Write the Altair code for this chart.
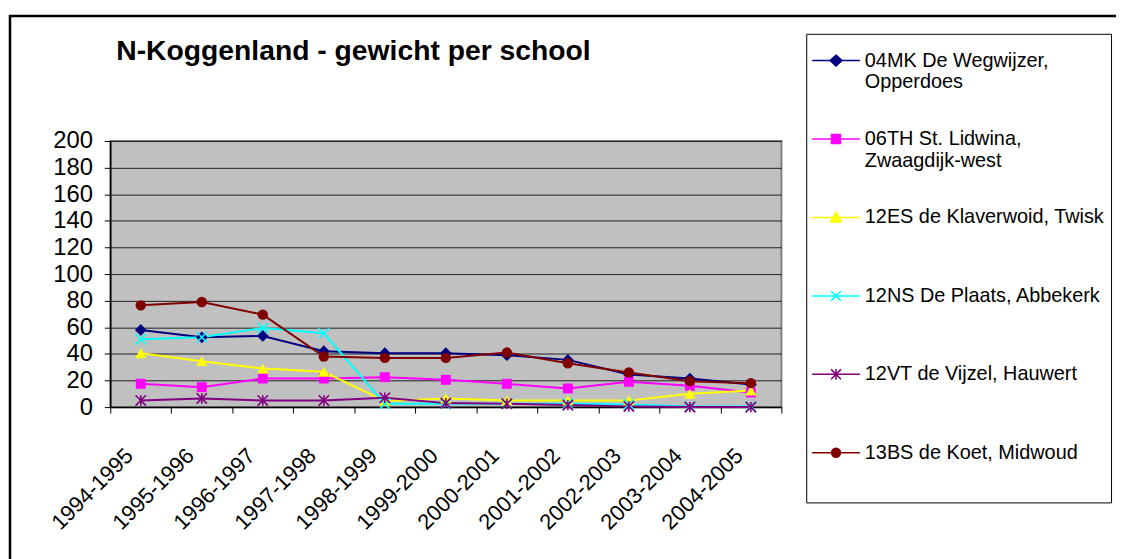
import altair as alt
import pandas as pd

YEARS = ["1994-1995", "1995-1996", "1996-1997", "1997-1998", "1998-1999",
         "1999-2000", "2000-2001", "2001-2002", "2002-2003", "2003-2004", "2004-2005"]

SERIES = ["04MK De Wegwijzer,\nOpperdoes",
          "06TH St. Lidwina,\nZwaagdijk-west",
          "12ES de Klaverwoid, Twisk",
          "12NS De Plaats, Abbekerk",
          "12VT de Vijzel, Hauwert",
          "13BS de Koet, Midwoud"]

V_04MK = [58, 52.5, 53.5, 42, 40.5, 40.5, 39, 35.5, 24.5, 21.5, 17]
V_06TH = [17.5, 15, 21.5, 21.5, 22.5, 20.5, 17.5, 14, 19, 16, 11]
V_12ES = [40.5, 34.5, 29, 26.5, 4.5, 6.5, 5, 5, 5, 10, 12.5]
V_12NS = [51, 52.5, 59.5, 55.5, 2.5, 2.5, 2.5, 2.5, 2, 0.5, 0.5]
V_12VT = [5, 6.5, 5, 5, 7, 3, 2.5, 1.5, 0.5, 0, 0]
V_13BS = [76.5, 79, 69.5, 38, 37, 37, 41, 33, 26, 19.5, 18]

VALUES = [V_04MK, V_06TH, V_12ES, V_12NS, V_12VT, V_13BS]
COLORS = ["#000080", "#FF00FF", "#FFFF00", "#00FFFF", "#800080", "#800000"]
Y_TICKS = [0, 20, 40, 60, 80, 100, 120, 140, 160, 180, 200]
TITLE = "N-Koggenland - gewicht per school"

# marker styles (plot)
X_PATH = "M-1,-1L1,1M-1,1L1,-1"
AST_PATH = "M-1,-1L1,1M-1,1L1,-1M0,-1L0,1"
MARKERS = [("diamond", True, 140), ("square", True, 100), ("triangle-up", True, 130),
           (X_PATH, False, 110), (AST_PATH, False, 110), ("circle", True, 110)]

# legend symbols: line segment + marker (unit = 10px)
LEGEND_SHAPES = [
    "M-2.4,1H2.4M0,0.45L0.6,1L0,1.55L-0.6,1Z",
    "M-2.4,1H2.4M-0.45,0.55H0.45V1.45H-0.45Z",
    "M-2.4,1H2.4M0,0.45L0.55,1.45H-0.55Z",
    "M-2.4,1H2.4M-0.5,0.5L0.5,1.5M-0.5,1.5L0.5,0.5",
    "M-2.4,1H2.4M-0.5,0.5L0.5,1.5M-0.5,1.5L0.5,0.5M0,0.45V1.55",
    "M-2.4,1H2.4M0.45,1A0.45,0.45 0 1,1 -0.45,1A0.45,0.45 0 1,1 0.45,1Z",
]

rows = []
for name, vals in zip(SERIES, VALUES):
    for yr, v in zip(YEARS, vals):
        rows.append({"jaar": yr, "series": name, "waarde": v})
df = pd.DataFrame(rows)
legend_df = pd.DataFrame({"series": SERIES})

FONT = "Liberation Sans"

x_enc = alt.X("jaar:N", sort=YEARS,
              scale=alt.Scale(type="band", domain=YEARS, paddingInner=0, paddingOuter=0),
              axis=alt.Axis(title=None, labelAngle=-45, labelAlign="right", labelBaseline="middle",
                            labelFontSize=22, labelOffset=-12, labelPadding=39, tickSize=6,
                            tickBand="extent", grid=False, labelOverlap=False))
y_enc = alt.Y("waarde:Q",
              scale=alt.Scale(domain=[0, 200], nice=False, zero=True),
              axis=alt.Axis(title=None, values=Y_TICKS, labelFontSize=24, labelPadding=12,
                            tickSize=6, grid=True, labelFlush=False, labelOverlap=False))
# colour of the plotted series (data-driven domain, kept in SERIES order)
color_enc = alt.Color("series:N", sort=SERIES, scale=alt.Scale(range=COLORS), legend=None)

frame = alt.Chart(alt.Data(values=[{"k": 1}])).mark_rect(
    filled=False, stroke="black", strokeWidth=2.5, clip=False
).encode(x=alt.value(-101), y=alt.value(-126), x2=alt.value(1030), y2=alt.value(440))

lines = alt.Chart(df).mark_line(strokeWidth=2).encode(x=x_enc, y=y_enc, color=color_enc)

point_layers = []
for name, (shape, filled, size) in zip(SERIES, MARKERS):
    mk = alt.Chart(df).transform_filter(alt.datum.series == name).mark_point(
        shape=shape, filled=filled, size=size, opacity=1,
        strokeWidth=1.6 if not filled else 0.5
    ).encode(x=x_enc, y=y_enc, color=color_enc)
    point_layers.append(mk)


def make_legend():
    return alt.Legend(
        title=" ", titleOrient="bottom", titleFontSize=20, titlePadding=14,
        orient="none", legendX=701, legendY=-108, padding=6,
        strokeColor="black", fillColor="white",
        labelExpr="split(datum.label, '\\n')", labelFont=FONT, labelFontSize=20,
        labelColor="black", labelLimit=400, labelBaseline="top",
        symbolSize=400, symbolStrokeWidth=1.5, symbolOffset=13, labelOffset=18,
        rowPadding=26, gridAlign="all",
    )


# legend-only layer: its marks sit outside the clipped plot area, only the legend shows
legend_layer = alt.Chart(legend_df).mark_point(filled=True, opacity=1, clip=True).encode(
    x=alt.value(-600), y=alt.value(-600),
    shape=alt.Shape("series:N", scale=alt.Scale(domain=SERIES, range=LEGEND_SHAPES),
                    legend=make_legend()),
    fill=alt.Fill("series:N", scale=alt.Scale(domain=SERIES, range=COLORS),
                  legend=make_legend()),
    stroke=alt.Stroke("series:N", scale=alt.Scale(domain=SERIES, range=COLORS),
                      legend=make_legend()),
)

chart = alt.layer(frame, lines, *point_layers, legend_layer).properties(
    width=676, height=268,
    title=alt.TitleParams(TITLE, anchor="start", frame="group", fontSize=28.5, fontWeight="bold",
                          font=FONT, color="black", dx=6, offset=0, baseline="alphabetic", dy=74),
    autosize=alt.AutoSizeParams(type="none"),
    padding={"left": 103, "top": 132, "right": 337, "bottom": 151},
    background="white",
).configure_view(
    fill="#C0C0C0", stroke="#808080", strokeWidth=2
).configure_axis(
    labelFont=FONT, labelColor="black", domainColor="black", domainWidth=1.5,
    tickColor="black", tickWidth=1, gridColor="#202020", gridWidth=1
)

chart.save("out.html", embed_options={"renderer": "svg", "actions": False})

Aim of the exercise | Keep every word of the data as it is when you write it out, but drop the pictures.

Finished answer |
Write the Altair code for this chart.
import altair as alt
import pandas as pd

YEARS = ["1994-1995", "1995-1996", "1996-1997", "1997-1998", "1998-1999",
         "1999-2000", "2000-2001", "2001-2002", "2002-2003", "2003-2004", "2004-2005"]

SERIES = ["04MK De Wegwijzer,\nOpperdoes",
          "06TH St. Lidwina,\nZwaagdijk-west",
          "12ES de Klaverwoid, Twisk",
          "12NS De Plaats, Abbekerk",
          "12VT de Vijzel, Hauwert",
          "13BS de Koet, Midwoud"]

V_04MK = [58, 52.5, 53.5, 42, 40.5, 40.5, 39, 35.5, 24.5, 21.5, 17]
V_06TH = [17.5, 15, 21.5, 21.5, 22.5, 20.5, 17.5, 14, 19, 16, 11]
V_12ES = [40.5, 34.5, 29, 26.5, 4.5, 6.5, 5, 5, 5, 10, 12.5]
V_12NS = [51, 52.5, 59.5, 55.5, 2.5, 2.5, 2.5, 2.5, 2, 0.5, 0.5]
V_12VT = [5, 6.5, 5, 5, 7, 3, 2.5, 1.5, 0.5, 0, 0]
V_13BS = [76.5, 79, 69.5, 38, 37, 37, 41, 33, 26, 19.5, 18]

VALUES = [V_04MK, V_06TH, V_12ES, V_12NS, V_12VT, V_13BS]
COLORS = ["#000080", "#FF00FF", "#FFFF00", "#00FFFF", "#800080", "#800000"]
Y_TICKS = [0, 20, 40, 60, 80, 100, 120, 140, 160, 180, 200]
TITLE = "N-Koggenland - gewicht per school"

# marker styles (plot)
X_PATH = "M-1,-1L1,1M-1,1L1,-1"
AST_PATH = "M-1,-1L1,1M-1,1L1,-1M0,-1L0,1"
MARKERS = [("diamond", True, 140), ("square", True, 100), ("triangle-up", True, 130),
           (X_PATH, False, 110), (AST_PATH, False, 110), ("circle", True, 110)]

# legend symbols: line segment + marker (unit = 10px)
LEGEND_SHAPES = [
    "M-2.4,1H2.4M0,0.45L0.6,1L0,1.55L-0.6,1Z",
    "M-2.4,1H2.4M-0.45,0.55H0.45V1.45H-0.45Z",
    "M-2.4,1H2.4M0,0.45L0.55,1.45H-0.55Z",
    "M-2.4,1H2.4M-0.5,0.5L0.5,1.5M-0.5,1.5L0.5,0.5",
    "M-2.4,1H2.4M-0.5,0.5L0.5,1.5M-0.5,1.5L0.5,0.5M0,0.45V1.55",
    "M-2.4,1H2.4M0.45,1A0.45,0.45 0 1,1 -0.45,1A0.45,0.45 0 1,1 0.45,1Z",
]

rows = []
for name, vals in zip(SERIES, VALUES):
    for yr, v in zip(YEARS, vals):
        rows.append({"jaar": yr, "series": name, "waarde": v})
df = pd.DataFrame(rows)
legend_df = pd.DataFrame({"series": SERIES})

FONT = "Liberation Sans"

x_enc = alt.X("jaar:N", sort=YEARS,
              scale=alt.Scale(type="band", domain=YEARS, paddingInner=0, paddingOuter=0),
              axis=alt.Axis(title=None, labelAngle=-45, labelAlign="right", labelBaseline="middle",
                            labelFontSize=22, labelOffset=-12, labelPadding=39, tickSize=6,
                            tickBand="extent", grid=False, labelOverlap=False))
y_enc = alt.Y("waarde:Q",
              scale=alt.Scale(domain=[0, 200], nice=False, zero=True),
              axis=alt.Axis(title=None, values=Y_TICKS, labelFontSize=24, labelPadding=12,
                            tickSize=6, grid=True, labelFlush=False, labelOverlap=False))
# colour of the plotted series (data-driven domain, kept in SERIES order)
color_enc = alt.Color("series:N", sort=SERIES, scale=alt.Scale(range=COLORS), legend=None)

frame = alt.Chart(alt.Data(values=[{"k": 1}])).mark_rect(
    filled=False, stroke="black", strokeWidth=2.5, clip=False
).encode(x=alt.value(-101), y=alt.value(-126), x2=alt.value(1030), y2=alt.value(440))

lines = alt.Chart(df).mark_line(strokeWidth=2).encode(x=x_enc, y=y_enc, color=color_enc)

point_layers = []
for name, (shape, filled, size) in zip(SERIES, MARKERS):
    mk = alt.Chart(df).transform_filter(alt.datum.series == name).mark_point(
        shape=shape, filled=filled, size=size, opacity=1,
        strokeWidth=1.6 if not filled else 0.5
    ).encode(x=x_enc, y=y_enc, color=color_enc)
    point_layers.append(mk)


def make_legend():
    return alt.Legend(
        title=" ", titleOrient="bottom", titleFontSize=20, titlePadding=14,
        orient="none", legendX=701, legendY=-108, padding=6,
        strokeColor="black", fillColor="white",
        labelExpr="split(datum.label, '\\n')", labelFont=FONT, labelFontSize=20,
        labelColor="black", labelLimit=400, labelBaseline="top",
        symbolSize=400, symbolStrokeWidth=1.5, symbolOffset=13, labelOffset=18,
        rowPadding=26, gridAlign="all",
    )


# legend-only layer: its marks sit outside the clipped plot area, only the legend shows
legend_layer = alt.Chart(legend_df).mark_point(filled=True, opacity=1, clip=True).encode(
    x=alt.value(-600), y=alt.value(-600),
    shape=alt.Shape("series:N", scale=alt.Scale(domain=SERIES, range=LEGEND_SHAPES),
                    legend=make_legend()),
    fill=alt.Fill("series:N", scale=alt.Scale(domain=SERIES, range=COLORS),
                  legend=make_legend()),
    stroke=alt.Stroke("series:N", scale=alt.Scale(domain=SERIES, range=COLORS),
                      legend=make_legend()),
)

chart = alt.layer(frame, lines, *point_layers, legend_layer).properties(
    width=676, height=268,
    title=alt.TitleParams(TITLE, anchor="start", frame="group", fontSize=28.5, fontWeight="bold",
                          font=FONT, color="black", dx=6, offset=0, baseline="alphabetic", dy=74),
    autosize=alt.AutoSizeParams(type="none"),
    padding={"left": 103, "top": 132, "right": 337, "bottom": 151},
    background="white",
).configure_view(
    fill="#C0C0C0", stroke="#808080", strokeWidth=2
).configure_axis(
    labelFont=FONT, labelColor="black", domainColor="black", domainWidth=1.5,
    tickColor="black", tickWidth=1, gridColor="#202020", gridWidth=1
)

chart.save("out.html", embed_options={"renderer": "svg", "actions": False})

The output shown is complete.